According to sources cited by The Moscow Times in the cybersecurity, the failure was caused by the "overstrain" of technical tools for countering threats (TSPU) managed by the state regulator Roskomnadzor.
Experts noted that the equipment may be failing to handle the increasing number of blocking rules, causing it to "fail under the load." Technical specialists observed that "a failure of this scale may be a “side effect” of blocking in Russia" because the volume of restrictions is causing network connectivity to degrade.
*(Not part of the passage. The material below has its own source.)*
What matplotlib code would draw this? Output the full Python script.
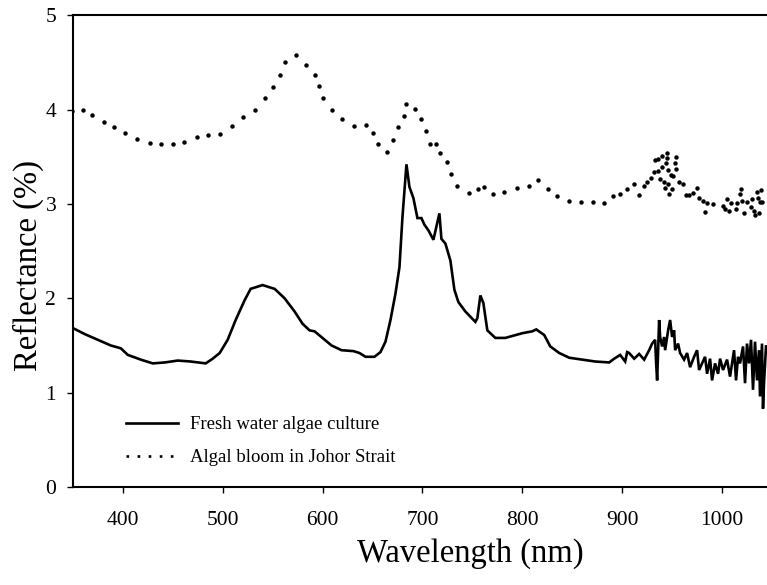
import matplotlib.pyplot as plt
from matplotlib.lines import Line2D

plt.rcParams['font.family'] = ['Liberation Serif', 'DejaVu Serif']

# fresh water algae culture spectrum (nm, %)
culture_wl = [349, 362, 375, 388, 398, 405, 418, 430, 442, 455, 468, 483, 490, 497,
              505, 513, 522, 528, 540, 552, 562, 572, 580, 587, 592, 600, 609, 619,
              631, 637, 643, 652, 658, 663, 668, 673, 677, 680, 684, 687, 691, 695,
              699, 702, 706, 711, 714, 717, 719, 723, 728, 732, 736, 743, 753, 755,
              758, 761, 765, 773, 783, 800, 810, 814, 822, 828, 837, 847, 860, 873,
              887, 892, 898, 903, 905, 907, 912, 917, 922, 927, 930, 933, 934, 935,
              937, 938, 940, 942, 943, 946, 948, 950, 952, 953, 956, 958, 962, 965,
              968, 972, 975, 977, 980, 983, 985, 988, 990, 993, 996, 998, 1001, 1005,
              1008, 1012, 1014, 1016, 1018, 1021, 1023, 1025, 1027, 1029, 1031, 1033,
              1035, 1037, 1038, 1040, 1041, 1042, 1044]
culture_refl = [1.69, 1.62, 1.56, 1.50, 1.47, 1.40, 1.35, 1.31, 1.32, 1.34, 1.33, 1.31,
                1.36, 1.42, 1.56, 1.77, 1.98, 2.10, 2.14, 2.10, 2.00, 1.86, 1.73, 1.66,
                1.65, 1.58, 1.50, 1.45, 1.44, 1.42, 1.38, 1.38, 1.43, 1.54, 1.77, 2.05,
                2.33, 2.86, 3.42, 3.18, 3.06, 2.85, 2.85, 2.78, 2.72, 2.62, 2.76, 2.90,
                2.63, 2.58, 2.40, 2.09, 1.96, 1.86, 1.75, 1.79, 2.03, 1.95, 1.66, 1.58,
                1.58, 1.63, 1.65, 1.67, 1.61, 1.49, 1.42, 1.37, 1.35, 1.33, 1.32, 1.36,
                1.40, 1.33, 1.43, 1.42, 1.36, 1.41, 1.35, 1.45, 1.52, 1.56, 1.31, 1.13,
                1.77, 1.59, 1.49, 1.59, 1.45, 1.66, 1.77, 1.59, 1.66, 1.45, 1.52, 1.42,
                1.35, 1.42, 1.27, 1.38, 1.45, 1.24, 1.31, 1.38, 1.20, 1.36, 1.13, 1.31,
                1.20, 1.36, 1.24, 1.35, 1.17, 1.45, 1.13, 1.38, 1.31, 1.49, 1.10, 1.52,
                1.31, 1.56, 1.03, 1.54, 1.13, 1.45, 0.96, 1.52, 0.83, 1.10, 1.49]

# algal bloom in Johor Strait, sampled dots (nm, %)
bloom_wl = [349, 360, 369, 381, 391, 402, 414, 427, 438, 450, 461, 474, 485, 497,
            509, 520, 532, 542, 550, 557, 562, 573, 583, 592, 596, 600, 609, 619,
            631, 643, 651, 656, 665, 671, 676, 682, 684, 693, 699, 704, 708, 714,
            718, 725, 729, 735, 747, 756, 762, 771, 782, 795, 807, 816, 826, 835,
            847, 859, 871, 882, 891, 898, 905, 912, 917, 922, 925, 929, 932, 936,
            933, 936, 940, 945, 945, 954, 940, 944, 946, 949, 953, 954, 951, 938,
            942, 946, 943, 950, 947, 957, 961, 964, 967, 971, 975, 977, 981, 985,
            991, 983, 1001, 1003, 1005, 1007, 1009, 1014, 1015, 1018, 1019, 1020,
            1022, 1025, 1029, 1030, 1032, 1033, 1035, 1036, 1037, 1038, 1039, 1040]
bloom_refl = [3.99, 4.00, 3.94, 3.87, 3.81, 3.75, 3.69, 3.65, 3.63, 3.64, 3.66, 3.71,
              3.73, 3.74, 3.83, 3.92, 4.00, 4.12, 4.24, 4.37, 4.50, 4.58, 4.47, 4.37,
              4.25, 4.12, 4.00, 3.90, 3.83, 3.84, 3.75, 3.63, 3.55, 3.68, 3.81, 3.93,
              4.06, 4.01, 3.90, 3.77, 3.64, 3.63, 3.54, 3.44, 3.32, 3.19, 3.12, 3.16,
              3.18, 3.10, 3.13, 3.17, 3.19, 3.25, 3.16, 3.08, 3.03, 3.02, 3.02, 3.01,
              3.08, 3.11, 3.16, 3.21, 3.09, 3.19, 3.23, 3.28, 3.34, 3.35, 3.47, 3.48,
              3.51, 3.54, 3.49, 3.50, 3.39, 3.43, 3.36, 3.31, 3.43, 3.37, 3.30, 3.26,
              3.23, 3.21, 3.17, 3.16, 3.11, 3.23, 3.21, 3.09, 3.09, 3.12, 3.17, 3.06,
              3.03, 3.01, 3.00, 2.91, 2.98, 2.95, 3.05, 2.92, 3.01, 2.95, 3.01, 3.10,
              3.16, 3.03, 2.90, 3.02, 2.97, 3.05, 2.93, 2.88, 3.13, 3.06, 2.90, 3.02,
              3.15, 3.02]

fig = plt.figure(figsize=(7.67, 5.85), dpi=100)
ax = fig.add_axes([0.095, 0.1675, 0.905, 0.8065])

ax.plot(culture_wl, culture_refl, color='black', lw=1.9, solid_joinstyle='miter')
ax.plot(bloom_wl, bloom_refl, ls='none', marker='o', ms=2.2, color='black')

ax.set_xlim(350, 1045)
ax.set_ylim(0, 5)
ax.set_xticks([400, 500, 600, 700, 800, 900, 1000])
ax.set_yticks([0, 1, 2, 3, 4, 5])
ax.tick_params(direction='out', length=4, width=1, labelsize=15.5)
ax.tick_params(axis='x', pad=13)
ax.tick_params(axis='y', pad=8)
ax.spines['right'].set_visible(False)
for s in ['left', 'bottom', 'top']:
    ax.spines[s].set_linewidth(1.5)

ax.set_xlabel('Wavelength (nm)', fontsize=23.5)
ax.set_ylabel('Reflectance (%)', fontsize=23.5)
ax.xaxis.set_label_coords(0.573, -0.108)
ax.yaxis.set_label_coords(-0.042, 0.47)

handles = [Line2D([], [], color='black', lw=1.9),
           Line2D([], [], color='black', lw=1.9, ls=(0, (1, 3.2)))]
ax.legend(handles, ['Fresh water algae culture', 'Algal bloom in Johor Strait'],
          loc='lower left', bbox_to_anchor=(0.052, 0.008), frameon=False,
          fontsize=13.5, handlelength=2.8, handletextpad=0.6, labelspacing=0.85)

plt.savefig('out.png', dpi=100)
Internet shutdowns in Russia have been recorded since May 2025. Authorities frequently implement shutdowns in more than 60 regions, while "white lists" of approved websites are active in 72 federal subjects. In 2025, the country led the world in the scale of outages, affecting 146 million people.
Some analysts predict the country could move toward a fully isolated internet by 2028. Reports indicate that officials have studied the methods used by China and Iran to block segments of the network while maintaining control over online communication.

Legislative proposals to further regulate the web are also increasing. Nina Ostanina, Chairman of the State Duma Russia committee on Family Protection, Fatherhood, Motherhood and Childhood, stated that Russians should only be allowed to access the internet using a passport to "protect children from criminals."
Other officials have proposed laws for a "fair, clean, and legal internet" that would require platforms to de-anonymize all users. Additionally, the Ministry of Digital Development has reportedly demanded that companies on the "white list" block users who access their sites via VPN, warning that failure to do so could result in removal from the approved list.
There are also proposals to introduce fees for mobile users who exceed 15 GB of international traffic per month while using a VPN.
Russian authorities began 2026 by tightening internet censorship and removing major platforms like YouTube and WhatsApp from the National Domain Name System (NSDI). This move followed the official announcement of Telegram blocking and marked the first documented case of mass domain removal under the "sovereign Runet" law.
Experts noted that these actions effectively created an isolated Russian internet where blocked sites appeared as if they no longer existed.
Additionally, at that time, the State Duma prepared to review amendments that broadened the FSB's power to suspend communications nationwide.